-
Passion For The Temple Series
Contributed by Mark Schaeufele on Nov 19, 2014 (message contributor)
Summary: We are the church because we have the Holy Spirit living inside of us.
- 1
- 2
- 3
- 4
- Next
Passion For The Temple
Text: John 2:13-22
Introduction
1. Illustration: Daniel Webster offered excellent advice, saying, "If we work on marble it will perish. If we work on brass, time will efface it. If we rear temples, they will crumble to dust. But if we work on men’s immortal minds, if we imbue them with high principles, with just fear of God and love of their fellow-men, we engrave on those tablets something which time cannot efface, and which will brighten and brighten to all eternity.
2. In our text today we see Jesus passion for the Temple. However, we see much, much more. We see an understanding that would revolutionize the early Christian church and should exemplify our view of the church.
3. Jesus shows us that...
a. The church is about people
b. The church is people
4. Let's stand as we read John 2:13-22
Proposition: We are the church because we have the Holy Spirit living inside of us.

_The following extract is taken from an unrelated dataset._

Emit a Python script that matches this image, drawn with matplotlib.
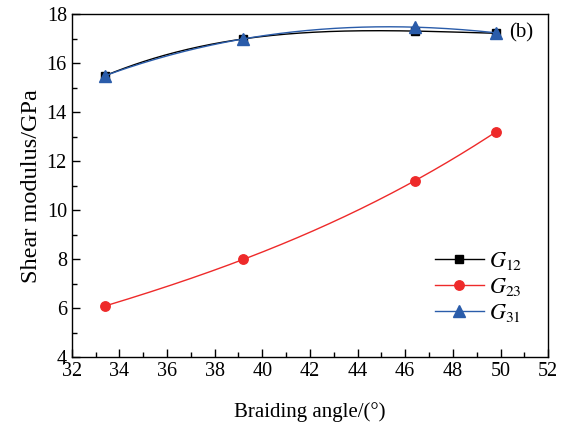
import numpy as np
import matplotlib
matplotlib.use('Agg')
import matplotlib.pyplot as plt
from matplotlib.ticker import MultipleLocator

plt.rcParams['font.family'] = 'Liberation Serif'
plt.rcParams['mathtext.fontset'] = 'stix'

# braiding angle (deg)
angle = [33.4, 39.2, 46.4, 49.8]
# shear moduli (GPa)
g12 = [15.5, 17.0, 17.32, 17.23]
g23 = [6.1, 8.0, 11.21, 13.2]
g31 = [15.5, 17.0, 17.48, 17.25]


def smooth(x, y):
    # smooth curve through the points, like the original spline line
    c = np.polyfit(x, y, len(x) - 1)
    xs = np.linspace(min(x), max(x), 200)
    return xs, np.polyval(c, xs)


fig = plt.figure(figsize=(5.74, 4.24), dpi=100)
ax = fig.add_axes([0.125, 0.157, 0.83, 0.809])

series = [
    (g12, 'black', 's', 5.8, r'$G_{12}$'),
    (g23, '#EE2A2A', 'o', 6.8, r'$G_{23}$'),
    (g31, '#2A5CAA', '^', 8, r'$G_{31}$'),
]
for y, col, mk, ms, lab in series:
    xs, ys = smooth(angle, y)
    ax.plot(xs, ys, color=col, lw=1.0)
    ax.plot(angle, y, linestyle='none', marker=mk, color=col, ms=ms)
    ax.plot([], [], color=col, lw=1.0, marker=mk, ms=ms, label=lab)

ax.set_xlim(32, 52)
ax.set_ylim(4, 18)
ax.xaxis.set_major_locator(MultipleLocator(2))
ax.xaxis.set_minor_locator(MultipleLocator(1))
ax.yaxis.set_major_locator(MultipleLocator(2))
ax.yaxis.set_minor_locator(MultipleLocator(1))
ax.tick_params(which='both', direction='in', top=False, right=False, labelsize=14.5)
ax.tick_params(which='major', length=6, width=1)
ax.tick_params(which='minor', length=3.5, width=1)
for s in ax.spines.values():
    s.set_linewidth(1.0)

ax.set_xlabel('Braiding angle/(°)', fontsize=15, labelpad=15)
ax.set_ylabel('Shear modulus/GPa', fontsize=17.5, labelpad=3)
ax.text(0.918, 0.945, '(b)', transform=ax.transAxes, fontsize=15, va='center', ha='left')

ax.legend(loc='center left', bbox_to_anchor=(0.72, 0.205), frameon=False,
          fontsize=16, handlelength=2.2, labelspacing=0.18, handletextpad=0.25)

plt.savefig('out.png', dpi=100)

Transition: First we need to understand...
I. The Church Is About People (13-17).
A. Marketplace
1. As our text begins we see that Jesus was like any other ordinary Jew in his day. For "It was nearly time for the Jewish Passover celebration, so Jesus went to Jerusalem."
a. The Passover celebration took place yearly at the Temple in Jerusalem.
b. Every Jewish male was expected to make a pilgrimage to Jerusalem during this time, so Jesus went.
c. This was a week-long festival—the Passover was one day, and the Feast of Unleavened Bread lasted the rest of the week.
d. The entire week commemorated the freeing of the Jews from slavery in Egypt (Barton, Life Application New Testament Commentary, 381).
e. John mentions the festival much more than do the other Gospel writers, and this may well be part of his plan to bring out the messianic significance of Jesus.
f. What was foreshadowed in the great Passover deliverance of old was brought to its consummation in the sacrifice of Jesus (Morris, The New International Commentary on the New Testament – The Gospel According to John, 169).
2. However, when Jesus got to the Temple he shows that he was not your typical Jew. John tells us, "In the Temple area he saw merchants selling cattle, sheep, and doves for sacrifices; he also saw dealers at tables exchanging foreign money."
a. The Temple was on an imposing hill overlooking the city. Solomon had built the first Temple on this same site almost one thousand years earlier (949 B.C.), but his Temple had been destroyed by the Babylonians.
b. The Temple was rebuilt in 515 B.C., and Herod the Great had recently remodeled it.
c. God had originally instructed the people of Israel to bring from their own flocks the best animals for sacrifice.
d. This would make the sacrifice more personal. But the Temple priests instituted a market for buying sacrificial animals so the pilgrims would not have to bring their animals on the long journey.
e. In addition, the merchants and money changers were dishonest. The businesspeople selling these animals expected to turn a profit. The price of sacrificial animals was much higher in the Temple area than elsewhere.
f. In order to purchase the animals, travelers from other lands would need local currency, and the Temple tax had to be paid in local currency; so money changers exchanged foreign money, but made huge profits by charging exorbitant exchange rates.
g. Jesus was angry at the dishonest, greedy practices of the money changers and merchants, and he particularly disliked their presence on the Temple grounds.
h. They had set up shop in the Court of the Gentiles, making it so full of merchants that foreigners found it difficult to worship—and worship was the main purpose for visiting the Temple.
i. With all the merchandising taking place in the area allotted for the Gentiles, how could they spend time with God in prayer? No wonder Jesus was angry (Barton, 381).
3. So he sprung to action. "Jesus made a whip from some ropes and chased them all out of the Temple. He drove out the sheep and cattle, scattered the money changers’ coins over the floor, and turned over their tables. Then, going over to the people who sold doves, he told them, “Get these things out of here. Stop turning my Father’s house into a marketplace!”
a. Jesus made a whip of "ropes" and proceeded to drive the traders from the Temple with their goods.
b. It is clear that it was not so much the physical force as the spiritual power he employed that emptied the courts.
c. "It was surely the blazing anger of the selfless Christ rather than the weapon which He carried which really cleared the Temple Courts of its noisy, motley throng" (H.E.W. Turner).